Abbott’s own very interesting and convincing analyses are set within the context of the most recent Baudelaire criticism, and the criticism and theory of interdisciplinary text and music studies. This can sometimes lead to a certain opacity in the formulation and exposition of the author’s critical and theoretical methodology, as in the following example: “The proposal in this study is that, by examining the nature of the bonds that are formed when a poem is set to music as a song in much more detail, we can move beyond the logic that relies too readily on get-out clauses which suggest that song is simply ‘problematic,’ ‘mysterious,’ or paradoxical’” (34). Neither is it made entirely clear how “financial modelling” can be applied here in an illuminating way: “If we take gains and losses as being related to an economic model, our critical language can be supplemented by the language used by the finance industry to describe the net effect of merging two business units together: accretion or dilution” (42).

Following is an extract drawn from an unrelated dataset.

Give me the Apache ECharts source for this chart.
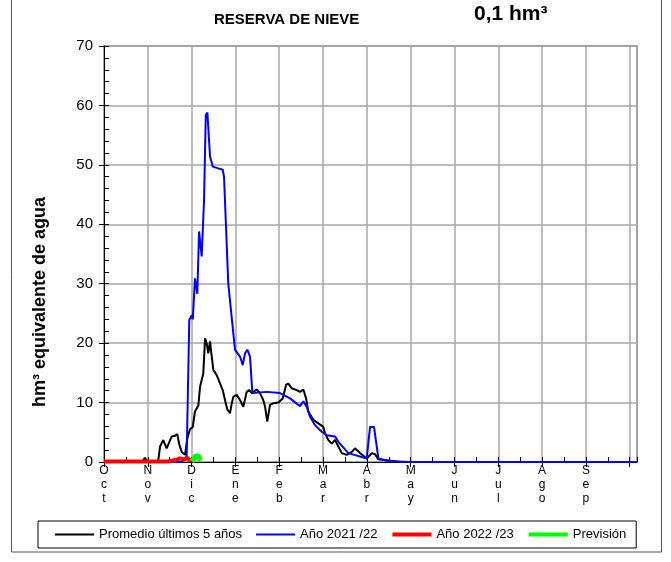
<!DOCTYPE html>
<html>
<head>
<meta charset="utf-8">
<script src="https://cdn.jsdelivr.net/npm/echarts@6/dist/echarts.min.js"></script>
<style>
html,body{margin:0;padding:0;background:#fff;}
#chart{width:671px;height:562px;}
</style>
</head>
<body>
<div id="chart"></div>
<script>
// Month tick labels (one every 30 days from 1 Oct)
var monthLabels = ['O\nc\nt','N\no\nv','D\ni\nc','E\nn\ne','F\ne\nb','M\na\nr','A\nb\nr','M\na\ny','J\nu\nn','J\nu\nl','A\ng\no','S\ne\np'];

// Promedio últimos 5 años (day from 1 Oct, hm³)
var blackDays = [0,26,28,30,37,38.4,40.6,42.9,46.4,48.6,50.2,51.6,53.2,55.5,57.1,58.9,60.8,62.3,64.6,65.8,68,69.2,70.3,71.4,72.6,73.8,74.9,77.2,79.5,81.3,82.9,84.5,86.3,87.5,88.6,90.9,93.2,95.4,97.7,99.5,101.2,104.6,106.8,109.1,110.3,111.8,113.7,116,119.4,122.4,124.7,126.2,128.6,132,134.2,136.5,138.4,139.9,143.4,146.8,150.2,151.4,153.6,156,158.2,160.5,162.8,166.2,169.7,171.9,175.3,179.9,183.4,185.6,187.9,193.6,200.5,210,365];
var blackVals = [0,0,0.7,0,0,2.6,3.7,2.3,4.3,4.4,4.7,2.9,1.7,1.2,4,5.5,5.9,8.5,9.5,12.7,14.9,20.8,20,18.3,20.3,17.7,15.5,14.6,13.2,12.1,10.4,8.8,8.2,9.9,11,11.3,10.4,9.3,11.8,12.1,11.6,12.2,11.6,10.4,9.3,6.8,9.6,9.9,10,10.7,13,13.2,12.4,12.1,11.8,12.2,10.7,8.5,7.1,6.5,5.9,4.8,3.7,3.1,3.7,2.6,1.5,1.2,1.7,2.3,1.5,0.6,1.5,1.3,0.45,0.3,0.1,0,0];

// Año 2021 /22
var blueDays = [0,44,45,46,53,55,56.6,58.4,60.1,60.8,62.3,63.9,65.1,66.9,68.5,69.7,70.8,72.6,74.5,78.3,81.3,82.2,85.1,89.7,93.2,95,96.6,98.2,100,101.6,111.4,120.5,127.4,134.2,136.5,138.8,141.1,144.5,149.1,152.5,158.2,160.5,167.3,179.9,182.2,184.9,187.9,193.6,202.7,215,365];
var blueVals = [0,0,0.4,0,0,0.6,0.9,23.9,24.7,24,30.9,28.3,38.8,34.6,44,58.4,58.8,51.4,49.7,49.4,49.2,48,30,18.9,17.7,16.3,18.3,18.9,17.7,11.6,11.8,11.6,10.7,9.4,10.2,9.3,7.6,6.2,5.1,4.5,4.3,3.4,1.5,0.6,5.9,5.9,0.6,0.2,0.05,0,0];

// Año 2022 /23
var redDays = [0,45,48,50,52,53,55,57,59,60];
var redVals = [0.1,0.1,0.3,0.4,0.6,0.9,0.4,0.7,0.3,0.2];

// Previsión
var greenDays = [60,61,62,63,64,65,66];
var greenVals = [0.1,0.3,0.7,1.1,1.2,0.9,0.2];

function zip(d, v){ var out=[]; for(var i=0;i<d.length;i++){ out.push([d[i], v[i]]); } return out; }

var FONT = 'Liberation Sans, Arial, sans-serif';
var chart = echarts.init(document.getElementById('chart'), null, {renderer:'canvas'});
var option = {
  animation: false,
  backgroundColor: '#fff',
  textStyle: {fontFamily: FONT},
  title: [
    {text: 'RESERVA DE NIEVE', left: 214, top: 12, padding: 0,
     textStyle: {fontFamily: FONT, fontSize: 15, fontWeight: 'bold', color: '#000'}},
    {text: '0,1 hm³', left: 474, top: 4, padding: 0,
     textStyle: {fontFamily: FONT, fontSize: 21, fontWeight: 'bold', color: '#000'}}
  ],
  grid: {left: 104, right: 34, top: 46, bottom: 100, show: true, borderColor: '#808080', borderWidth: 1.5, backgroundColor: 'transparent'},
  legend: {
    left: 38, top: 521, orient: 'horizontal',
    borderColor: '#000', borderWidth: 1, padding: [7, 10, 7, 16],
    itemWidth: 39, itemHeight: 12, itemGap: 13,
    itemStyle: {opacity: 0},
    textStyle: {fontFamily: FONT, fontSize: 13, color: '#000'},
    data: [
      {name: 'Promedio últimos 5 años', lineStyle: {width: 2}},
      {name: 'Año 2021 /22', lineStyle: {width: 2}},
      {name: 'Año 2022 /23', lineStyle: {width: 4}},
      {name: 'Previsión', lineStyle: {width: 4}}
    ]
  },
  xAxis: [
    {type: 'value', min: 0, max: 365, interval: 30, position: 'bottom',
     axisLine: {show: true, lineStyle: {color: '#000', width: 1}},
     axisTick: {show: true, length: 5, lineStyle: {color: '#000'}},
     splitLine: {show: true, lineStyle: {color: '#a6a6a6', width: 1.5}},
     axisLabel: {show: true, showMaxLabel: false, margin: 2, fontFamily: FONT, fontSize: 12, lineHeight: 14, color: '#000',
       formatter: function(v){ var i = Math.round(v/30); return (i < monthLabels.length) ? monthLabels[i] : ''; }}},
    {type: 'value', min: 0, max: 365, interval: 15, position: 'bottom',
     axisLine: {show: false}, axisLabel: {show: false}, splitLine: {show: false},
     axisTick: {show: true, inside: true, length: 5, lineStyle: {color: '#000'}}}
  ],
  yAxis: [
    {type: 'value', min: 0, max: 70, interval: 10, position: 'left',
     axisLine: {show: true, lineStyle: {color: '#000', width: 1}},
     axisTick: {show: true, length: 5, lineStyle: {color: '#000'}},
     splitLine: {show: true, lineStyle: {color: '#a6a6a6', width: 1.5}},
     axisLabel: {margin: 11, fontFamily: FONT, fontSize: 15, color: '#000'}},
    {type: 'value', min: 0, max: 70, interval: 2, position: 'left',
     axisLine: {show: false}, axisLabel: {show: false}, splitLine: {show: false},
     axisTick: {show: true, inside: true, length: 5, lineStyle: {color: '#000'}}}
  ],
  graphic: [
    {type: 'rect', shape: {x: 11.5, y: -1, width: 650, height: 553}, style: {fill: 'none', stroke: '#555', lineWidth: 1}, silent: true, z: -1},
    {type: 'text', x: 40, y: 302, rotation: Math.PI/2,
     style: {text: 'hm³ equivalente de agua', fontFamily: FONT, fontSize: 18, fontWeight: 'bold', fill: '#000',
             textAlign: 'center', textVerticalAlign: 'middle', align: 'center', verticalAlign: 'middle'}}
  ],
  series: [
    {name: 'Promedio últimos 5 años', type: 'line', xAxisIndex: 0, yAxisIndex: 0, symbol: 'none',
     lineStyle: {color: '#000', width: 2}, itemStyle: {color: '#000'}, data: zip(blackDays, blackVals)},
    {name: 'Año 2021 /22', type: 'line', xAxisIndex: 0, yAxisIndex: 0, symbol: 'none',
     lineStyle: {color: '#0000ff', width: 2}, itemStyle: {color: '#0000ff'}, data: zip(blueDays, blueVals)},
    {name: 'Año 2022 /23', type: 'line', xAxisIndex: 0, yAxisIndex: 0, symbol: 'none',
     lineStyle: {color: '#ff0000', width: 4}, itemStyle: {color: '#ff0000'}, data: zip(redDays, redVals)},
    {name: 'Previsión', type: 'line', xAxisIndex: 0, yAxisIndex: 0, symbol: 'none',
     lineStyle: {color: '#00ff00', width: 5}, itemStyle: {color: '#00ff00'}, data: zip(greenDays, greenVals)}
  ]
};
chart.setOption(option);
</script>
</body>
</html>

The author does not explain precisely enough how these economic concepts of “accretion” and “dilution” may be applied to the setting of Baudelaire’s texts to music in these songs.
The three preliminary chapters and the five chapters on the selected composers present cogent, highly original, and fascinating analyses of formal, metrical, rhythmical, stylistic, and semantic transformations, additions, and deletions that took place when these composers set Baudelaire’s texts to music. The author examines in detail the process of “assemblage” and “repackaging” that the selected corpus of twenty-two poems and twenty-nine songs underwent over the fifty-year period under review (1880–1930). Differences in approaches taken by each of the selected composers are revealed clearly and coherently, according to the various analytical categories that are applied, which include the use of digital and statistical methodologies. We learn a great deal, in these analyses, about these composers and about their works, which deserve to be better known and which provide many original insights into the poems of which they are new incarnations and interpretations.
The book has been carefully copy-edited. One might however question the frequent use of the verb to “flag up,” and “we might” appears twice in one line in the second paragraph on page 29. Useful figures and schematic tables, a bibliography, a discography, and an index are included. Helen Abbott’s new book is an impressive and important contribution to Baudelaire studies and to the emerging field of text and music criticism and theory.